Distributed Computing

In this assignment, we will install and configure IntelliJ and a Hadoop development environment. We will make a change to one of the Hadoop demos and deploy our new code.

Download and install IntelliJ

On master

wget https://download.jetbrains.com/idea/ideaIC-2017.1.5.tar.gz
tar xfvz ideaIC-2017.1.5.tar.gz

Now make sure it works and your X11 forwarding is enabled (some documentation: https://www.seas.upenn.edu/cets/answers/x11-forwarding.html). To start:

idea-IC-171.4694.70/bin/idea.sh

I just kept the defaults for everything.

Creating a Hadoop App Project

  1. Create a Java project in IntelliJ.
  2. Set up the libraries you need.
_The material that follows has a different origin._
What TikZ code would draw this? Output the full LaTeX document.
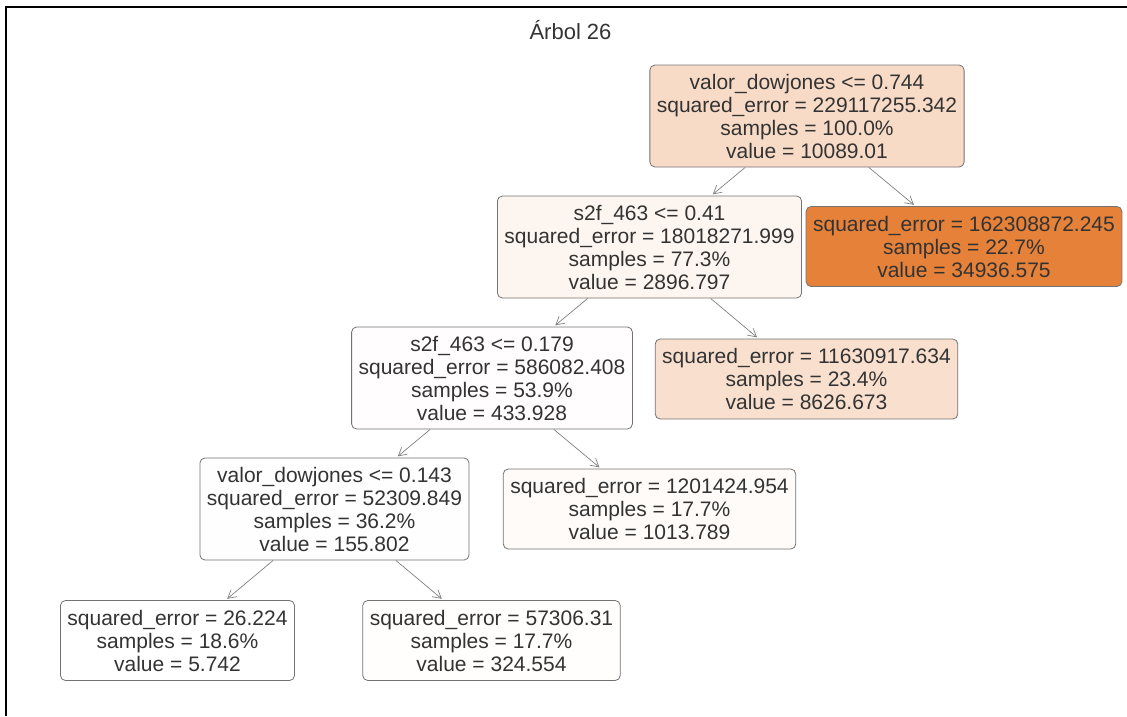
\documentclass[tikz,border=0pt]{standalone}
\usepackage{fontspec}
\setmainfont{Liberation Sans}
\usetikzlibrary{arrows.meta}
\definecolor{c0}{RGB}{248,219,198}
\definecolor{c1}{RGB}{253,245,239}
\definecolor{c2}{RGB}{229,129,57}
\definecolor{c3}{RGB}{255,253,253}
\definecolor{c4}{RGB}{249,224,206}
\definecolor{c5}{RGB}{255,254,254}
\definecolor{c6}{RGB}{254,251,249}
\definecolor{c7}{RGB}{255,255,255}
\definecolor{c8}{RGB}{255,254,253}
\begin{document}
\begin{tikzpicture}[x=1pt,y=-1pt,
  tn/.style={draw=black!55, line width=0.8pt, rounded corners=5pt, align=center,
    font=\fontsize{21}{23}\selectfont, text=black!80, inner xsep=7pt, inner ysep=0pt},
  nfour/.style={tn, minimum height=102pt},
  nthree/.style={tn, minimum height=80pt},
  edge/.style={draw=black!50, line width=0.7pt, -{Straight Barb[length=8pt,width=9pt]}, shorten >=2pt}]
\useasboundingbox (0,0) rectangle (1127,716);
\draw[line width=2.5pt] (6,716) -- (6,7) -- (1127,7);
\node[font=\fontsize{22}{26}\selectfont, text=black!80, anchor=base] (title) at (570.5,39) {Árbol 26};
\node[nfour, fill=c0] (root) at (807,116) {valor\_dowjones <= 0.744\\squared\_error = 229117255.342\\samples = 100.0\%\\value = 10089.01};
\node[nfour, fill=c1] (n1) at (649.5,247) {s2f\_463 <= 0.41\\squared\_error = 18018271.999\\samples = 77.3\%\\value = 2896.797};
\node[nthree, fill=c2] (l1) at (964,246.5) {squared\_error = 162308872.245\\samples = 22.7\%\\value = 34936.575};
\node[nfour, fill=c3] (n2) at (492,378) {s2f\_463 <= 0.179\\squared\_error = 586082.408\\samples = 53.9\%\\value = 433.928};
\node[nthree, fill=c4] (l2) at (806.5,379) {squared\_error = 11630917.634\\samples = 23.4\%\\value = 8626.673};
\node[nfour, fill=c5] (n3) at (334.5,509) {valor\_dowjones <= 0.143\\squared\_error = 52309.849\\samples = 36.2\%\\value = 155.802};
\node[nthree, fill=c6] (l3) at (649.5,509) {squared\_error = 1201424.954\\samples = 17.7\%\\value = 1013.789};
\node[nthree, fill=c7] (l4) at (177.5,640.5) {squared\_error = 26.224\\samples = 18.6\%\\value = 5.742};
\node[nthree, fill=c8] (l5) at (491.5,640.5) {squared\_error = 57306.31\\samples = 17.7\%\\value = 324.554};
\draw[edge] (root) -- (n1);
\draw[edge] (root) -- (l1);
\draw[edge] (n1) -- (n2);
\draw[edge] (n1) -- (l2);
\draw[edge] (n2) -- (n3);
\draw[edge] (n2) -- (l3);
\draw[edge] (n3) -- (l4);
\draw[edge] (n3) -- (l5);
\end{tikzpicture}
\end{document}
I added basically everything which is overkill, but still…
  3. Now I created a source file:
import org.apache.hadoop.conf.Configuration;
import org.apache.hadoop.fs.Path;
import org.apache.hadoop.io.IntWritable;
import org.apache.hadoop.io.Text;
import org.apache.hadoop.mapreduce.Job;
import org.apache.hadoop.mapreduce.Mapper;
import org.apache.hadoop.mapreduce.Reducer;
import org.apache.hadoop.mapreduce.lib.input.FileInputFormat;
import org.apache.hadoop.mapreduce.lib.output.FileOutputFormat;
import org.apache.hadoop.util.GenericOptionsParser;

import java.io.IOException;
import java.util.StringTokenizer;

public class TestWordCount {

    public static class TokenizerMapper
        extends Mapper<Object, Text, Text, IntWritable>{

        private final static IntWritable one = new IntWritable(1);
        private Text word = new Text();

        public void map(Object key, Text value, Context context
        ) throws IOException, InterruptedException {
            StringTokenizer itr = new StringTokenizer(value.toString());
            while (itr.hasMoreTokens()) {
                word.set(itr.nextToken());
                context.write(word, one);
            }
        }
    }

    public static class IntSumReducer
            extends Reducer<Text,IntWritable,Text,IntWritable> {
        private IntWritable result = new IntWritable();

        public void reduce(Text key, Iterable values,
                           Context context
        ) throws IOException, InterruptedException {
            int sum = 0;
            for (IntWritable val : values) {
                sum += val.get();
            }
            result.set(sum);
            context.write(key, result);
        }
    }

   public static void main(String[] args) throws Exception {
        Configuration conf = new Configuration();
        String[] otherArgs = new GenericOptionsParser(conf, args).getRemainingArgs();
        if (otherArgs.length != 3) {
            System.err.println("Usage: TestWordCount  ");
            System.exit(2);
        }
        System.out.println("Called with: "+otherArgs[0]+" "+otherArgs[1]+" "+otherArgs[2]);
        Job job = Job.getInstance(conf);

        job.setJarByClass(TestWordCount.class);
        job.setMapperClass(TokenizerMapper.class);
        job.setCombinerClass(IntSumReducer.class);
        job.setReducerClass(IntSumReducer.class);
        job.setOutputKeyClass(Text.class);
        job.setOutputValueClass(IntWritable.class);
        FileInputFormat.addInputPath(job, new Path(otherArgs[1]));
        FileOutputFormat.setOutputPath(job, new Path(otherArgs[2]));
        System.exit(job.waitForCompletion(true) ? 0 : 1);
    }
}
</pre>

4. After that we need to setup the artifacts, so it produces a jar we can run on Hadoop. Click File -> Project Structure, select artifacts on the left. Click Add button -> Jar -> From modules with dependencies. Choose the module you create. If you specify the Main class here, you don’t need to add its class name in the following command. Click OK to save the settings.
5. Then build the artifiacts. I had one more jar I needed to add, so I downloaded it using wget http://mirror.metrocast.net/apache//commons/cli/binaries/commons-cli-1.4-bin.tar.gz. Then extracted it with tar xfvz commons-cli-1.4-bin.tar.gz. Then my jar artifact was built successfully. 
6. We can try it from the command line, and assuming your input directory still exists, you can do so by running your jar on your cluster. My jar ended up in /home/lab/IdeaProjects/HadoopExample/out/artifacts/HadoopExample_jar. Your jar might be somewhere else depending on how you named things. Then you can try to run something like: hadoop jar HadoopExample.jar TestWordCount /input output

## Modify Code
For the final part, modify the Java program so that it is case insensitive. Show how the two programs now give different answers.